- DATASET EXTRACT -

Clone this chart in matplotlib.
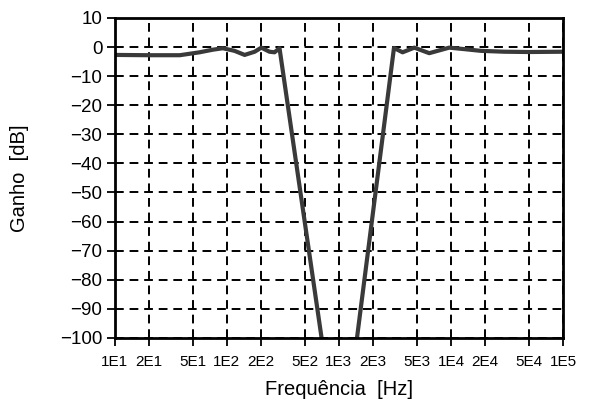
import numpy as np
import matplotlib
matplotlib.use("Agg")
import matplotlib.pyplot as plt
from matplotlib.ticker import FixedLocator, FixedFormatter, NullLocator

# ---- data ----
freq_hz = [10, 20, 38, 57, 75, 92, 117, 144, 177, 203, 240, 266, 295, 700,
           1000, 1450, 3100, 3700, 4710, 6400, 9640, 13100, 18500, 30000, 49700, 100000]
gain_db = [-2.7, -2.8, -2.8, -1.8, -0.9, -0.4, -1.3, -2.7, -1.6, -0.2, -1.6, -1.8, -0.4, -100,
           np.nan, -100, -0.3, -1.8, -0.2, -2.1, -0.2, -0.7, -1.3, -1.6, -1.7, -1.6]
x_ticks = [10, 20, 50, 100, 200, 500, 1000, 2000, 5000, 10000, 20000, 50000, 100000]
x_tick_labels = ["1E1", "2E1", "5E1", "1E2", "2E2", "5E2", "1E3", "2E3",
                 "5E3", "1E4", "2E4", "5E4", "1E5"]
y_ticks = list(range(-100, 11, 10))
y_tick_labels = [("\u2212%d" % -v if v < 0 else str(v)) for v in y_ticks]

plt.rcParams['font.family'] = ['Liberation Sans', 'DejaVu Sans']

fig = plt.figure(figsize=(5.92, 4.09), dpi=100)
ax = fig.add_axes([0.194, 0.174, 0.757, 0.782])

ax.plot(freq_hz, gain_db, color='#3a3a3a', linewidth=3.0, solid_joinstyle='round',
        solid_capstyle='butt', zorder=3)

ax.set_xscale('log')
ax.set_xlim(10, 100000)
ax.set_ylim(-100, 10)
ax.xaxis.set_major_locator(FixedLocator(x_ticks))
ax.xaxis.set_major_formatter(FixedFormatter(x_tick_labels))
ax.xaxis.set_minor_locator(NullLocator())
ax.set_yticks(y_ticks)
ax.set_yticklabels(y_tick_labels)

for lab in ax.get_xticklabels():
    lab.set_fontsize(11)
for lab in ax.get_yticklabels():
    lab.set_fontsize(13.5)

ax.tick_params(axis='both', direction='out', length=6, width=1.3, color='black', pad=3)
ax.tick_params(axis='x', pad=6)

ax.grid(True, which='major', color='black', linestyle=(0, (4.5, 3)), linewidth=1.4)
ax.set_axisbelow(True)

for sp in ax.spines.values():
    sp.set_linewidth(2.0)
    sp.set_zorder(4)

ax.set_xlabel("Frequência  [Hz]", fontsize=14.5, labelpad=8)
ax.set_ylabel("Ganho  [dB]", fontsize=14.5, labelpad=22)

fig.savefig("out.png", dpi=100)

- TO DO -
Show every line of the listing in which the string "matplotlib" can be found.

- COMPLETE OUTPUT -
Clone this chart in matplotlib.
import matplotlib
matplotlib.use("Agg")
import matplotlib.pyplot as plt
from matplotlib.ticker import FixedLocator, FixedFormatter, NullLocator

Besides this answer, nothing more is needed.